INNS can find their way into our waters in a number of ways – climate change is one, of course, with species following the changing temperature to new areas where they weren’t viable before. But sometimes they get transported here by other means. One, which the MWT mentions, is in the ballast-water that ships take on, and then release, as they travserse the globe.

But this last method may be going to come under control, thankfully.

On September 8, a new convention was triggered when Finland accedded to it: this means that a minimum requirement for 35 per cent of world merchant shipping became committed to it, and so it’ll come into force a year from that date – on September 8, 2017.

The convention is the ‘International Convention for the Control and Management of Ships’ Ballast Water and Sediments’.

For short, it’s known as the BWM Convention, and it’s been drafted with the specific aim of stopping invasive aquatic species from spreading. It’ll do this by setting new ballast standards, and rules on its management.

The US and UK have yet to sign up to the BWM Convention.

Ships take on ballast water from wherever they’re sailing, so they’ll remain stable when they have unloaded their cargos.

But many don’t treat it to get rid of contaminants, so when they release it again a raft of microbes, animals and algae come with it.

And, of course, as international trade grows, so does the problem.

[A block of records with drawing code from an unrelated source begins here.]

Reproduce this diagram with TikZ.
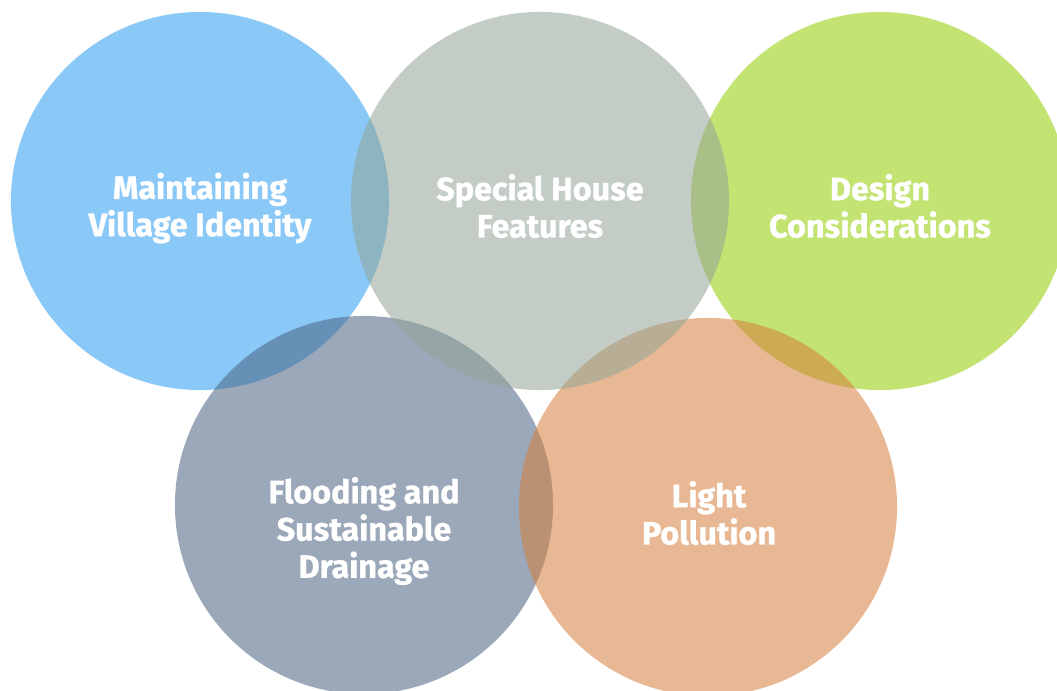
\documentclass[tikz,border=0pt]{standalone}
\usepackage{fontspec}
\setmainfont{Fira Sans}[BoldFeatures={FakeBold=0.9}]
\usepackage{xcolor}
\usepackage{tikz}
\usetikzlibrary{positioning}

\definecolor{skyblue}{RGB}{42,155,242}
\definecolor{sagegrey}{RGB}{146,164,151}
\definecolor{limegreen}{RGB}{146,204,0}
\definecolor{slateblue}{RGB}{73,97,128}
\definecolor{peach}{RGB}{213,126,60}

\begin{document}
\begin{tikzpicture}[
    x=0.025cm, y=-0.025cm,
    bubble/.style={circle, draw=none, inner sep=0pt, minimum size=9.45cm, fill opacity=0.55},
    bubbletext/.style={text=white, font=\bfseries\fontsize{23}{26.5}\selectfont, align=center, inner sep=0pt}
]
\useasboundingbox (0,0) rectangle (1057,690);
\clip (0,0) rectangle (1057,690);

% Circles
\node[bubble, fill=skyblue] (village) at (200,201) {};
\node[bubble, fill=limegreen] (design) at (880,201) {};
\node[bubble, fill=slateblue] (flood) at (364,505) {};
\node[bubble, fill=peach] (light) at (708,507) {};
\node[bubble, fill=sagegrey] (house) at (540,201) {};

% Labels
\node[bubbletext] (villagetxt) at (200,208) {Maintaining\\Village Identity};
\node[bubbletext] (housetxt) at (540,206) {Special House\\Features};
\node[bubbletext] (designtxt) at (880,206) {Design\\Considerations};
\node[bubbletext] (floodtxt) at (364,531) {Flooding and\\Sustainable\\Drainage};
\node[bubbletext] (lighttxt) at (709,513) {Light\\Pollution};

\end{tikzpicture}
\end{document}
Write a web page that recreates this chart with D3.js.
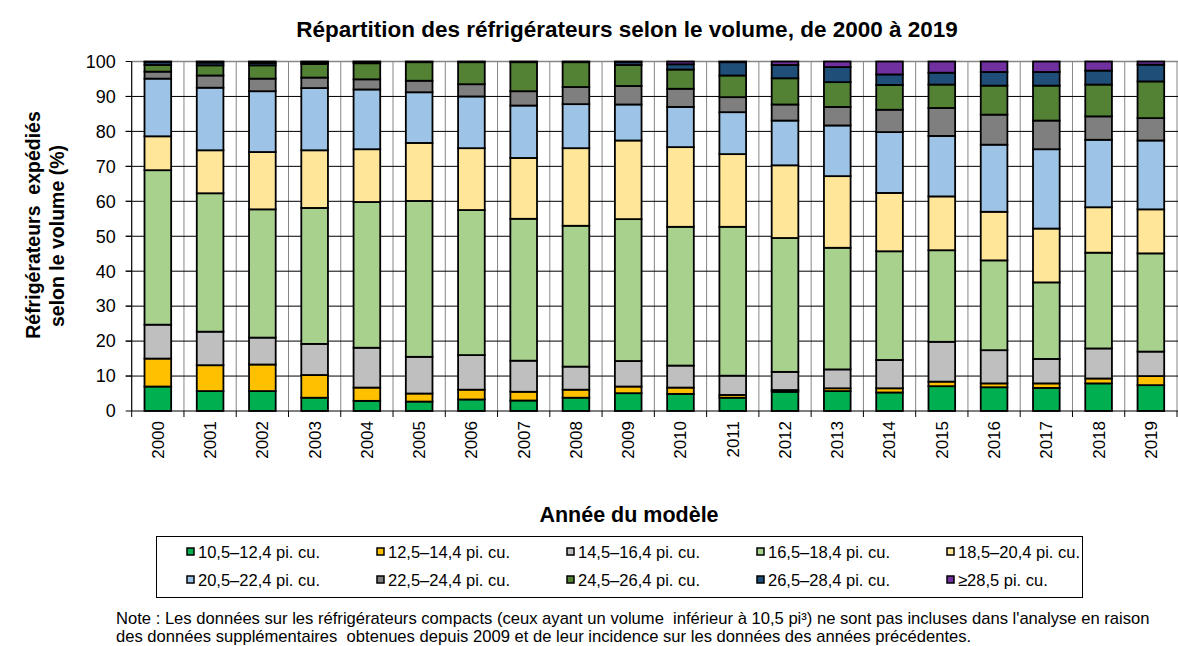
<!DOCTYPE html>
<html>
<head>
<meta charset="utf-8">
<script src="https://cdn.jsdelivr.net/npm/d3@7"></script>
<style>
  body { margin: 0; background: #fff; }
  svg { display: block; font-family: "Liberation Sans", Arial, sans-serif; }
</style>
</head>
<body>
<div id="chart"></div>
<script>
const years = ["2000","2001","2002","2003","2004","2005","2006","2007","2008","2009",
  "2010","2011","2012","2013","2014","2015","2016","2017","2018","2019"];

const categories = ["10,5–12,4 pi. cu.", "12,5–14,4 pi. cu.", "14,5–16,4 pi. cu.", "16,5–18,4 pi. cu.",
  "18,5–20,4 pi. cu.", "20,5–22,4 pi. cu.", "22,5–24,4 pi. cu.", "24,5–26,4 pi. cu.",
  "26,5–28,4 pi. cu.", "≥28,5 pi. cu."];

const colors = ["#00b050", "#ffc000", "#bfbfbf", "#a9d18e", "#ffe699",
  "#9dc3e6", "#7f7f7f", "#548235", "#1f4e79", "#7030a0"];

// share (%) per size class, one value per year
const s1  = [7.0, 5.7, 5.7, 3.8, 2.9, 2.7, 3.3, 3.0, 3.8, 5.1, 4.9, 3.8, 5.5, 5.7, 5.3, 7.1, 6.8, 6.6, 7.9, 7.4];
const s2  = [8.0, 7.4, 7.6, 6.5, 3.8, 2.3, 2.8, 2.5, 2.3, 1.9, 1.8, 0.8, 0.5, 0.8, 1.2, 1.3, 1.1, 1.3, 1.4, 2.6];
const s3  = [9.7, 9.6, 7.7, 8.9, 11.4, 10.5, 9.9, 8.9, 6.6, 7.3, 6.3, 5.5, 5.2, 5.4, 8.1, 11.4, 9.5, 7.0, 8.6, 7.0];
const s4  = [44.2, 39.6, 36.7, 38.9, 41.7, 44.6, 41.5, 40.6, 40.3, 40.6, 39.7, 42.6, 38.3, 34.8, 31.1, 26.2, 25.7, 21.9, 27.4, 28.1];
const s5  = [9.7, 12.3, 16.4, 16.5, 15.1, 16.6, 17.7, 17.4, 22.2, 22.5, 22.8, 20.8, 20.8, 20.5, 16.7, 15.4, 13.9, 15.4, 13.0, 12.6];
const s6  = [16.5, 17.9, 17.4, 17.8, 17.1, 14.5, 14.8, 15.0, 12.6, 10.3, 11.5, 12.0, 12.8, 14.5, 17.4, 17.3, 19.2, 22.7, 19.3, 19.7];
const s7  = [2.0, 3.5, 3.6, 3.0, 2.9, 3.3, 3.5, 4.1, 4.9, 5.3, 5.2, 4.3, 4.6, 5.3, 6.4, 8.0, 8.6, 8.2, 6.7, 6.4];
const s8  = [1.9, 2.9, 3.8, 3.9, 4.6, 5.3, 6.3, 8.3, 7.1, 6.0, 5.5, 6.2, 7.5, 7.1, 7.1, 6.7, 8.3, 10.0, 9.1, 10.5];
const s9  = [0.8, 0.8, 0.7, 0.5, 0.4, 0.2, 0.2, 0.2, 0.2, 0.8, 1.5, 3.8, 3.8, 4.3, 3.0, 3.4, 3.9, 3.9, 4.0, 4.8];
const s10 = [0.2, 0.3, 0.4, 0.2, 0.1, 0.0, 0.0, 0.0, 0.0, 0.2, 0.8, 0.2, 1.0, 1.6, 3.7, 3.2, 3.0, 3.0, 2.6, 0.9];
const series = [s1, s2, s3, s4, s5, s6, s7, s8, s9, s10];

const yTicks = [0, 10, 20, 30, 40, 50, 60, 70, 80, 90, 100];

const W = 1178, H = 646;
const margin = { top: 61.5, right: 1, bottom: 235, left: 131.7 };
const innerW = W - margin.left - margin.right;
const innerH = H - margin.top - margin.bottom;

const svg = d3.select("#chart").append("svg")
  .attr("width", W).attr("height", H);

const g = svg.append("g")
  .attr("transform", `translate(${margin.left},${margin.top})`);

const x = d3.scaleBand().domain(years).range([0, innerW])
  .paddingInner(0.49).paddingOuter(0.245);
const y = d3.scaleLinear().domain([0, 100]).range([innerH, 0]);

const table = years.map((yr, i) => {
  const row = { year: yr };
  categories.forEach((c, k) => row[c] = series[k][i]);
  return row;
});
const stacked = d3.stack().keys(categories)(table);

// vertical gridlines between categories
const step = x.step();
g.selectAll(".vgrid").data(d3.range(1, years.length + 1))
  .join("line")
  .attr("x1", d => d * step).attr("x2", d => d * step)
  .attr("y1", 0).attr("y2", innerH)
  .attr("stroke", "#868686").attr("stroke-width", 1);

// horizontal gridlines
g.selectAll(".hgrid").data(yTicks.filter(t => t > 0 && t < 100))
  .join("line")
  .attr("x1", -6).attr("x2", innerW + 2)
  .attr("y1", d => y(d)).attr("y2", d => y(d))
  .attr("stroke", "#000").attr("stroke-width", 1);

// top border
g.append("line").attr("x1", 0).attr("x2", innerW + 2)
  .attr("y1", y(100)).attr("y2", y(100))
  .attr("stroke", "#868686").attr("stroke-width", 1.5);

// bars
g.selectAll(".layer").data(stacked).join("g")
  .attr("fill", (d, i) => colors[i])
  .selectAll("rect").data(d => d).join("rect")
  .attr("x", d => x(d.data.year))
  .attr("width", x.bandwidth())
  .attr("y", d => y(d[1]))
  .attr("height", d => y(d[0]) - y(d[1]))
  .attr("stroke", "#000").attr("stroke-width", 1.8);

// y axis
g.append("line").attr("x1", 0).attr("x2", 0).attr("y1", 0).attr("y2", innerH)
  .attr("stroke", "#000").attr("stroke-width", 1.2);
g.selectAll(".ytick").data(yTicks).join("line")
  .attr("x1", -6).attr("x2", 0)
  .attr("y1", d => y(d)).attr("y2", d => y(d))
  .attr("stroke", "#000");
g.selectAll(".ylab").data(yTicks).join("text")
  .attr("x", -16).attr("y", d => y(d)).attr("dy", "0.35em")
  .attr("text-anchor", "end").attr("font-size", 18)
  .text(d => d);

// x axis
g.append("line").attr("x1", 0).attr("x2", innerW + 2).attr("y1", innerH).attr("y2", innerH)
  .attr("stroke", "#000").attr("stroke-width", 1.2);
g.selectAll(".xtick").data(d3.range(0, years.length + 1))
  .join("line")
  .attr("x1", d => d * step).attr("x2", d => d * step)
  .attr("y1", innerH).attr("y2", innerH + 6)
  .attr("stroke", "#000");
g.selectAll(".xlab").data(years).join("text")
  .attr("transform", d => `translate(${x(d) + x.bandwidth() / 2},${innerH + 10}) rotate(-90)`)
  .attr("dy", "0.35em").attr("text-anchor", "end").attr("font-size", 17)
  .text(d => d);

// titles
svg.append("text").attr("x", 627).attr("y", 37).attr("text-anchor", "middle")
  .attr("font-size", 22.5).attr("font-weight", "bold")
  .text("Répartition des réfrigérateurs selon le volume, de 2000 à 2019");

svg.append("text").attr("x", 629).attr("y", 522).attr("text-anchor", "middle")
  .attr("font-size", 21.5).attr("font-weight", "bold")
  .text("Année du modèle");

const yt = svg.append("text").attr("transform", "translate(40,236) rotate(-90)")
  .attr("text-anchor", "middle").attr("font-size", 19.5).attr("font-weight", "bold");
yt.append("tspan").attr("x", 11).attr("y", 0).attr("xml:space", "preserve").text("Réfrigérateurs  expédiés");
yt.append("tspan").attr("x", 0).attr("y", 24).text("selon le volume (%)");

// legend
svg.append("rect").attr("x", 156.5).attr("y", 536.5).attr("width", 926).attr("height", 61)
  .attr("fill", "none").attr("stroke", "#000").attr("stroke-width", 1);
const leg = svg.selectAll(".leg").data(categories).join("g")
  .attr("transform", (d, i) => `translate(${187 + (i % 5) * 190},${i < 5 ? 552 : 580})`);
leg.append("rect").attr("x", 0).attr("y", -4).attr("width", 7).attr("height", 7)
  .attr("fill", (d, i) => colors[i]).attr("stroke", "#000").attr("stroke-width", 1.5);
leg.append("text").attr("x", 11).attr("y", 0).attr("dy", "0.35em")
  .attr("font-size", 16.5).text(d => d);

// note
const note = svg.append("text").attr("font-size", 16.6).attr("xml:space", "preserve");
note.append("tspan").attr("x", 116).attr("y", 624)
  .text("Note : Les données sur les réfrigérateurs compacts (ceux ayant un volume  inférieur à 10,5 pi³) ne sont pas incluses dans l'analyse en raison");
note.append("tspan").attr("x", 116).attr("y", 642)
  .text("des données supplémentaires  obtenues depuis 2009 et de leur incidence sur les données des années précédentes.");
</script>
</body>
</html>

Under the BWM Convention, ships used in international trade will have to manage their ballast properly, including treating it using UV light, electrochlorination or filters. They’ll also have to keep records of what they’re doing.

It’s a step in the right direction. Doubtless shipping groups will claim that they’re suffering unreasonable additional costs – but if they don’t do this, the cost to the world’s ecosystems and economy could be vastly higher.